Last week as I was measuring a client’s range of motion, the number ninety-five kept appearing. I wondered if it meant something beyond that the client was clearly doing her exercises. Perhaps I was biased towards that number, unconsciously pushing the limits of the goniometer, or holding back, in order to get the number I wanted.
Then there was Tom, a blind date who neglected to tell me he was 250 lbs overweight, then proceeded to berate my “shallowness” and harass me in a very scary way when I told him there wasn’t going to be a second date. That decision had way more to do with his sneaky non-disclosure and subsequent expertise at manipulating his size to guilt you into dating him than the fact that he was hefty, liked Alf and embalmed bodies for a living.
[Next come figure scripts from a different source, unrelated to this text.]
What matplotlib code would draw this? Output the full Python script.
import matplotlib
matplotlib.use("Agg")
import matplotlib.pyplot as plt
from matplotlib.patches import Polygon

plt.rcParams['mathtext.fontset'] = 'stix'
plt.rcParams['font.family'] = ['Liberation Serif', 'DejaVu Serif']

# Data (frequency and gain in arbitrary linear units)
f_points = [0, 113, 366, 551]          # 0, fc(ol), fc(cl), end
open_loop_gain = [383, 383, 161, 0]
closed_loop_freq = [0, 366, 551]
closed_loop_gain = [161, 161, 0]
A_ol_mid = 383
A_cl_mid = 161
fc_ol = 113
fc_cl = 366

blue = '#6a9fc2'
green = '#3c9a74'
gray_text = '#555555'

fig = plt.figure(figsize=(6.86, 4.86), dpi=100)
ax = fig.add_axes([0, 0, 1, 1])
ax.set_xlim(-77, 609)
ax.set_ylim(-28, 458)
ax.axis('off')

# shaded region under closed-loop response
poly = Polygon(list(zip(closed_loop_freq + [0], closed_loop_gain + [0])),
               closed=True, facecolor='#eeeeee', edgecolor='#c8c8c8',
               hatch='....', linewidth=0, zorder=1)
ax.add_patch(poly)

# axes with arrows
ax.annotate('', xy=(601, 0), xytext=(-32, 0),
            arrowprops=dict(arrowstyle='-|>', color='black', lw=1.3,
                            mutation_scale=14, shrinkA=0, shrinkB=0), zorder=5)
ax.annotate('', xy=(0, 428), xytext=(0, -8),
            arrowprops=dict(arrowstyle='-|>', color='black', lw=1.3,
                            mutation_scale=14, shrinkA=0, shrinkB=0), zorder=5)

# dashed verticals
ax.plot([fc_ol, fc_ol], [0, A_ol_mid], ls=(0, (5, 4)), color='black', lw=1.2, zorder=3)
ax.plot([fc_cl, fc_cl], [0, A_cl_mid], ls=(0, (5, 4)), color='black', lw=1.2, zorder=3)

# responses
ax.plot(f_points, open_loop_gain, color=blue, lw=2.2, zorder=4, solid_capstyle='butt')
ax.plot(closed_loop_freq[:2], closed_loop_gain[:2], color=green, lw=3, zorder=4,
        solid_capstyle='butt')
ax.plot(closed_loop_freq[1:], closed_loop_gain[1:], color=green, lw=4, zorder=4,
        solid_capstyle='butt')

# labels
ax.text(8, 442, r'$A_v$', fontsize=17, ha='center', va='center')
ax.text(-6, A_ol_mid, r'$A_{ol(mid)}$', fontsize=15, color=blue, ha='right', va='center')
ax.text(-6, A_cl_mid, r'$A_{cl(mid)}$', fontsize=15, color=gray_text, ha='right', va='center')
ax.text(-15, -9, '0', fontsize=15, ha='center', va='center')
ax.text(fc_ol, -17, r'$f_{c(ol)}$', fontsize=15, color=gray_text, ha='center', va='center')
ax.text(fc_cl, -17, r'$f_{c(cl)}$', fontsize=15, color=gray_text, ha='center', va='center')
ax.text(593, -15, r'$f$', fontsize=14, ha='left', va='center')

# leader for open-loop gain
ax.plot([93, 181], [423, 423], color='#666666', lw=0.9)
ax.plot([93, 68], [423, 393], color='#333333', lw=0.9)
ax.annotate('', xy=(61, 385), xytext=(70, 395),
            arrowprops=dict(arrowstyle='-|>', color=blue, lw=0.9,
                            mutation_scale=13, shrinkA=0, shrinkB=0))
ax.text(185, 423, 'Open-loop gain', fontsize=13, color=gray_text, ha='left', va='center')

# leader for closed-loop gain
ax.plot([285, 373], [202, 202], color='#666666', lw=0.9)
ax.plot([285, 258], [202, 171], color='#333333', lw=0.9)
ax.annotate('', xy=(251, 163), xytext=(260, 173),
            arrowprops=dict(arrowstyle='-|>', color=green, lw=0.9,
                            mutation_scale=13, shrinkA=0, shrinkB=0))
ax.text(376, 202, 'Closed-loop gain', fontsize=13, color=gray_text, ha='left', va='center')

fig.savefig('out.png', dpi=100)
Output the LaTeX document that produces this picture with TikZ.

This was back in the days before the internet and online dating when there was no way to screen potential dates by lurking/stalking/googling.
All this to say that we sometimes allow measurements to define us, hold us back, keep us stuck, feed our insecurities/obsessions/egos, etc. It’s not as if they’re going to provide my measurements at time of death the way they do for birth announcements. “We are sad to announce the death of our dear Hobbit friend, weighing in at 110 lbs (yeah, sure) and having shrunk to 4’6″ in later years due to bad posture, not enough calcium in her diet and lack of high impact exercise.”
In other words, the number that matters to you is not likely to be a major preoccupation with the next person unless you point it out all the time, put it on your business card or write regular blog posts about it. And even then, they’re likely to be fixated on their own special number.
Which brings me to the fact that it is day 26 of our Whole30 challenge. If you do the math, we are 13/15th’s of the way through. Considering the fact that I did not weigh myself at the beginning, I am surprised to discover myself being overly concerned about what the scale will say on day 30. I have an idea what I want it to read but considering I lie about my weight in my head anyway, does it really matter what it says? Wasn’t the initial goal to get healthy versus weighing less. I’m definitely healthier though my sleep hasn’t improved and my left hand is still numb and my hair is still galactic and my bloody yoga pants still fit.
One of the absolute pleasures of this eating plan is that there is no measuring, no counting, no weighing of food, unless of course you are following a specific recipe. I can’t tell you what a relief this is to someone like me who is obsessive about the bevel mark when measuring yet quite adept at rounding off pounds to the lowest tenth when stepping on the scale.